_Stated goal:_
Reproduce the listing word for word. Skip any image.

_Extracted records:_
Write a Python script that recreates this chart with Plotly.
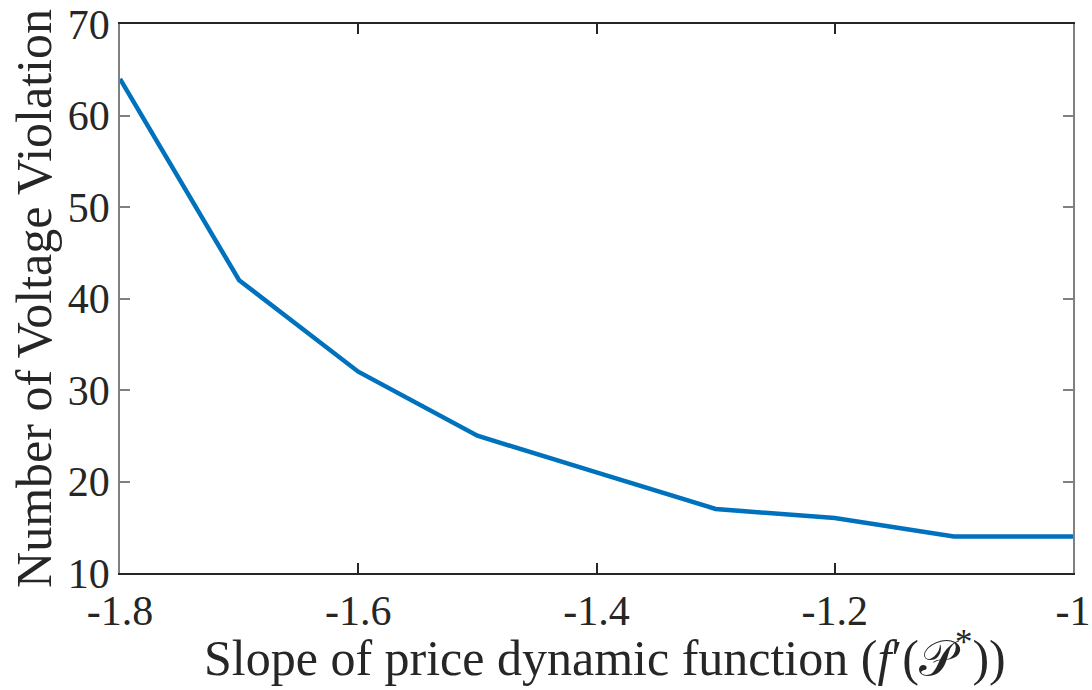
import plotly.graph_objects as go

slopes = [-1.8, -1.7, -1.6, -1.5, -1.4, -1.3, -1.2, -1.1, -1.0]
violations = [64, 42, 32, 25, 21, 17, 16, 14, 14]

x_tickvals = [-1.8, -1.6, -1.4, -1.2, -1.0]
x_ticktext = ["-1.8", "-1.6", "-1.4", "-1.2", "-1"]
y_tickvals = [10, 20, 30, 40, 50, 60, 70]
y_ticktext = ["10", "20", "30", "40", "50", "60", "70"]

x_title = "Slope of price dynamic function (<i>f</i>′(𝒫<sup>*</sup>))"
y_title = "Number of Voltage Violation"

FONT = "Liberation Serif"
TICK_SIZE = 42
TITLE_SIZE = 50

fig = go.Figure()
fig.add_trace(go.Scatter(
    x=slopes, y=violations, mode="lines",
    line=dict(color="#0072BD", width=4.5),
    showlegend=False,
))

fig.update_layout(
    width=1092, height=690,
    margin=dict(l=120, r=19, t=24, b=117),
    paper_bgcolor="white", plot_bgcolor="white",
    font=dict(family=FONT, size=TICK_SIZE, color="#262626"),
)
fig.update_xaxes(
    range=[-1.8, -1.0], tickvals=x_tickvals, ticktext=x_ticktext,
    showgrid=False, zeroline=False, automargin=False,
    showline=True, linecolor="#262626", linewidth=1.5, mirror="ticks",
    ticks="inside", ticklen=10, tickwidth=1.5, tickcolor="#262626",
    tickfont=dict(family=FONT, size=TICK_SIZE, color="#262626"),
)
fig.update_yaxes(
    range=[10, 70], tickvals=y_tickvals, ticktext=y_ticktext,
    showgrid=False, zeroline=False, automargin=False,
    showline=True, linecolor="#808080", linewidth=1.5, mirror="ticks",
    ticks="inside", ticklen=10, tickwidth=1.5, tickcolor="#808080",
    tickfont=dict(family=FONT, size=TICK_SIZE, color="#262626"),
    title=dict(text=y_title,
               font=dict(family=FONT, size=TITLE_SIZE, color="#262626"), standoff=0),
)
fig.add_annotation(
    text=x_title, xref="paper", yref="paper", x=0.5, y=0,
    xanchor="center", yanchor="top", xshift=8, yshift=-48, showarrow=False,
    font=dict(family=FONT, size=TITLE_SIZE, color="#262626"),
)

fig.write_html("out.html")
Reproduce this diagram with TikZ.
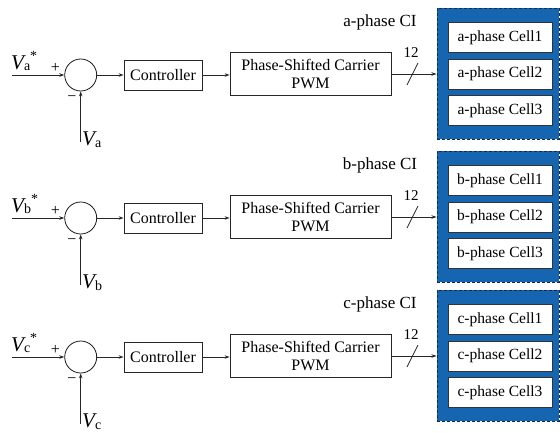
\documentclass[tikz,border=0pt]{standalone}
\usepackage{fontspec}
\setmainfont{Liberation Serif}
\usetikzlibrary{arrows.meta}
\definecolor{ciblue}{RGB}{22,101,176}
\definecolor{ciedge}{RGB}{20,40,80}
\newcommand\Vsym[1]{{\fontsize{21}{21}\selectfont\itshape V}{\fontsize{14}{14}\selectfont\raisebox{-1.5pt}{#1}}}
\newcommand\Vref[1]{\Vsym{#1}{\fontsize{14}{14}\selectfont\raisebox{9pt}{*}}}
\tikzset{
  sig/.style={draw=black!85, line width=0.8pt, -{Stealth[length=5pt,width=3.5pt]}},
  blockbox/.style={draw=black!85, line width=0.8pt, fill=white, inner sep=0pt,
    font=\fontsize{16}{18.5}\selectfont, align=center},
  sumnode/.style={circle, draw=black!90, line width=0.8pt, minimum size=32pt, inner sep=0pt},
  cibox/.style={draw=ciedge, dash pattern=on 3pt off 2pt, line width=1pt, fill=ciblue,
    inner sep=0pt, minimum width=122pt, minimum height=131pt},
  cellbox/.style={draw=black!80, line width=0.8pt, fill=white, inner sep=0pt,
    minimum width=104pt, minimum height=30pt, font=\fontsize{15.5}{18}\selectfont},
  cilabel/.style={font=\fontsize{17}{20}\selectfont},
  signlabel/.style={font=\fontsize{16}{16}\selectfont, inner sep=0pt},
  buslabel/.style={font=\fontsize{15}{15}\selectfont, inner sep=0pt},
  vlabel/.style={anchor=base west, inner sep=0pt},
}
\begin{document}
\begin{tikzpicture}[x=1pt,y=-1pt]
\useasboundingbox (0,0) rectangle (560,432);
\foreach \p/\dy in {a/0,b/143,c/282}{
  % summing junction
  \node[sumnode] (sum\p) at (80.7,75+\dy) {};
  \coordinate (in\p) at (12,75+\dy);
  \coordinate (fb\p) at (80.7,142+\dy);
  \node[vlabel] (vref\p) at (11,69+\dy) {\Vref{\p}};
  \node[vlabel] (vfb\p) at (82,145.5+\dy) {\Vsym{\p}};
  \node[signlabel] (plus\p) at (55.5,68+\dy) {+};
  \node[signlabel] (minus\p) at (72,98.5+\dy) {\textminus};
  % blocks
  \node[blockbox, minimum width=78pt, minimum height=30pt] (ctrl\p) at (163,75+\dy) {Controller};
  \node[blockbox, minimum width=161pt, minimum height=43pt] (pwm\p) at (310.5,74+\dy) {Phase-Shifted Carrier\\PWM};
  % CI
  \node[cibox] (ci\p) at (498,73.5+\dy) {};
  \node[cellbox] (cellA\p) at (500,37.5+\dy) {\p-phase Cell1};
  \node[cellbox] (cellB\p) at (500,74+\dy) {\p-phase Cell2};
  \node[cellbox] (cellC\p) at (500,110.5+\dy) {\p-phase Cell3};
  \node[cilabel] (cilab\p) at (380,22+\dy) {\p-phase CI};
  \node[buslabel] (bus\p) at (411,53+\dy) {12};
  % connectors
  \draw[sig] (in\p) -- (sum\p.west);
  \draw[sig] (fb\p) -- (sum\p.south);
  \draw[sig] (sum\p.east) -- (ctrl\p.west);
  \draw[sig] (ctrl\p.east) -- (ctrl\p.east -| pwm\p.west);
  \draw[sig] (pwm\p.east) -- (pwm\p.east -| ci\p.west);
  \draw[draw=black!85, line width=0.8pt] (418,63+\dy) -- (407,85+\dy);
}
\end{tikzpicture}
\end{document}
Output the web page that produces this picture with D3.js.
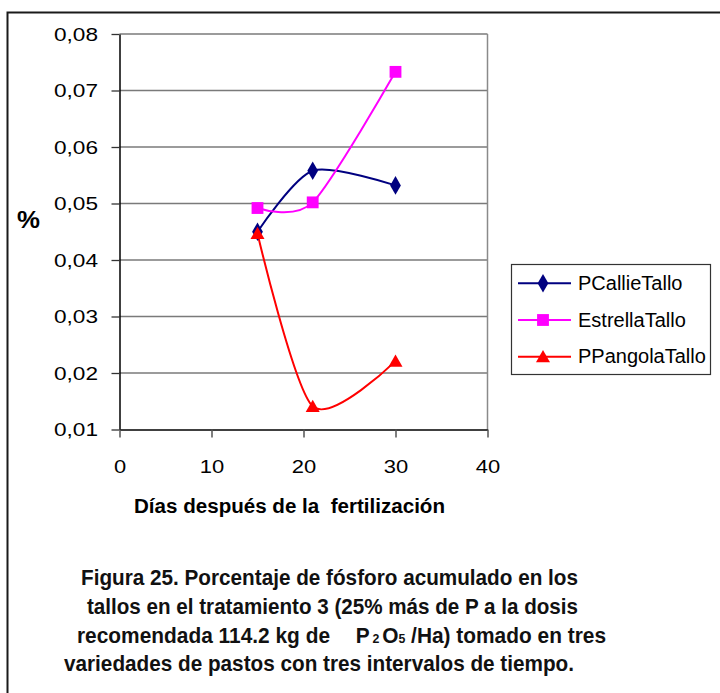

_Exercise response:_
Write a Python script that recreates this chart with Plotly.
import plotly.graph_objects as go

slopes = [-1.8, -1.7, -1.6, -1.5, -1.4, -1.3, -1.2, -1.1, -1.0]
violations = [64, 42, 32, 25, 21, 17, 16, 14, 14]

x_tickvals = [-1.8, -1.6, -1.4, -1.2, -1.0]
x_ticktext = ["-1.8", "-1.6", "-1.4", "-1.2", "-1"]
y_tickvals = [10, 20, 30, 40, 50, 60, 70]
y_ticktext = ["10", "20", "30", "40", "50", "60", "70"]

x_title = "Slope of price dynamic function (<i>f</i>′(𝒫<sup>*</sup>))"
y_title = "Number of Voltage Violation"

FONT = "Liberation Serif"
TICK_SIZE = 42
TITLE_SIZE = 50

fig = go.Figure()
fig.add_trace(go.Scatter(
    x=slopes, y=violations, mode="lines",
    line=dict(color="#0072BD", width=4.5),
    showlegend=False,
))

fig.update_layout(
    width=1092, height=690,
    margin=dict(l=120, r=19, t=24, b=117),
    paper_bgcolor="white", plot_bgcolor="white",
    font=dict(family=FONT, size=TICK_SIZE, color="#262626"),
)
fig.update_xaxes(
    range=[-1.8, -1.0], tickvals=x_tickvals, ticktext=x_ticktext,
    showgrid=False, zeroline=False, automargin=False,
    showline=True, linecolor="#262626", linewidth=1.5, mirror="ticks",
    ticks="inside", ticklen=10, tickwidth=1.5, tickcolor="#262626",
    tickfont=dict(family=FONT, size=TICK_SIZE, color="#262626"),
)
fig.update_yaxes(
    range=[10, 70], tickvals=y_tickvals, ticktext=y_ticktext,
    showgrid=False, zeroline=False, automargin=False,
    showline=True, linecolor="#808080", linewidth=1.5, mirror="ticks",
    ticks="inside", ticklen=10, tickwidth=1.5, tickcolor="#808080",
    tickfont=dict(family=FONT, size=TICK_SIZE, color="#262626"),
    title=dict(text=y_title,
               font=dict(family=FONT, size=TITLE_SIZE, color="#262626"), standoff=0),
)
fig.add_annotation(
    text=x_title, xref="paper", yref="paper", x=0.5, y=0,
    xanchor="center", yanchor="top", xshift=8, yshift=-48, showarrow=False,
    font=dict(family=FONT, size=TITLE_SIZE, color="#262626"),
)

fig.write_html("out.html")
Reproduce this diagram with TikZ.
\documentclass[tikz,border=0pt]{standalone}
\usepackage{fontspec}
\setmainfont{Liberation Serif}
\usetikzlibrary{arrows.meta}
\definecolor{ciblue}{RGB}{22,101,176}
\definecolor{ciedge}{RGB}{20,40,80}
\newcommand\Vsym[1]{{\fontsize{21}{21}\selectfont\itshape V}{\fontsize{14}{14}\selectfont\raisebox{-1.5pt}{#1}}}
\newcommand\Vref[1]{\Vsym{#1}{\fontsize{14}{14}\selectfont\raisebox{9pt}{*}}}
\tikzset{
  sig/.style={draw=black!85, line width=0.8pt, -{Stealth[length=5pt,width=3.5pt]}},
  blockbox/.style={draw=black!85, line width=0.8pt, fill=white, inner sep=0pt,
    font=\fontsize{16}{18.5}\selectfont, align=center},
  sumnode/.style={circle, draw=black!90, line width=0.8pt, minimum size=32pt, inner sep=0pt},
  cibox/.style={draw=ciedge, dash pattern=on 3pt off 2pt, line width=1pt, fill=ciblue,
    inner sep=0pt, minimum width=122pt, minimum height=131pt},
  cellbox/.style={draw=black!80, line width=0.8pt, fill=white, inner sep=0pt,
    minimum width=104pt, minimum height=30pt, font=\fontsize{15.5}{18}\selectfont},
  cilabel/.style={font=\fontsize{17}{20}\selectfont},
  signlabel/.style={font=\fontsize{16}{16}\selectfont, inner sep=0pt},
  buslabel/.style={font=\fontsize{15}{15}\selectfont, inner sep=0pt},
  vlabel/.style={anchor=base west, inner sep=0pt},
}
\begin{document}
\begin{tikzpicture}[x=1pt,y=-1pt]
\useasboundingbox (0,0) rectangle (560,432);
\foreach \p/\dy in {a/0,b/143,c/282}{
  % summing junction
  \node[sumnode] (sum\p) at (80.7,75+\dy) {};
  \coordinate (in\p) at (12,75+\dy);
  \coordinate (fb\p) at (80.7,142+\dy);
  \node[vlabel] (vref\p) at (11,69+\dy) {\Vref{\p}};
  \node[vlabel] (vfb\p) at (82,145.5+\dy) {\Vsym{\p}};
  \node[signlabel] (plus\p) at (55.5,68+\dy) {+};
  \node[signlabel] (minus\p) at (72,98.5+\dy) {\textminus};
  % blocks
  \node[blockbox, minimum width=78pt, minimum height=30pt] (ctrl\p) at (163,75+\dy) {Controller};
  \node[blockbox, minimum width=161pt, minimum height=43pt] (pwm\p) at (310.5,74+\dy) {Phase-Shifted Carrier\\PWM};
  % CI
  \node[cibox] (ci\p) at (498,73.5+\dy) {};
  \node[cellbox] (cellA\p) at (500,37.5+\dy) {\p-phase Cell1};
  \node[cellbox] (cellB\p) at (500,74+\dy) {\p-phase Cell2};
  \node[cellbox] (cellC\p) at (500,110.5+\dy) {\p-phase Cell3};
  \node[cilabel] (cilab\p) at (380,22+\dy) {\p-phase CI};
  \node[buslabel] (bus\p) at (411,53+\dy) {12};
  % connectors
  \draw[sig] (in\p) -- (sum\p.west);
  \draw[sig] (fb\p) -- (sum\p.south);
  \draw[sig] (sum\p.east) -- (ctrl\p.west);
  \draw[sig] (ctrl\p.east) -- (ctrl\p.east -| pwm\p.west);
  \draw[sig] (pwm\p.east) -- (pwm\p.east -| ci\p.west);
  \draw[draw=black!85, line width=0.8pt] (418,63+\dy) -- (407,85+\dy);
}
\end{tikzpicture}
\end{document}
Output the web page that produces this picture with D3.js.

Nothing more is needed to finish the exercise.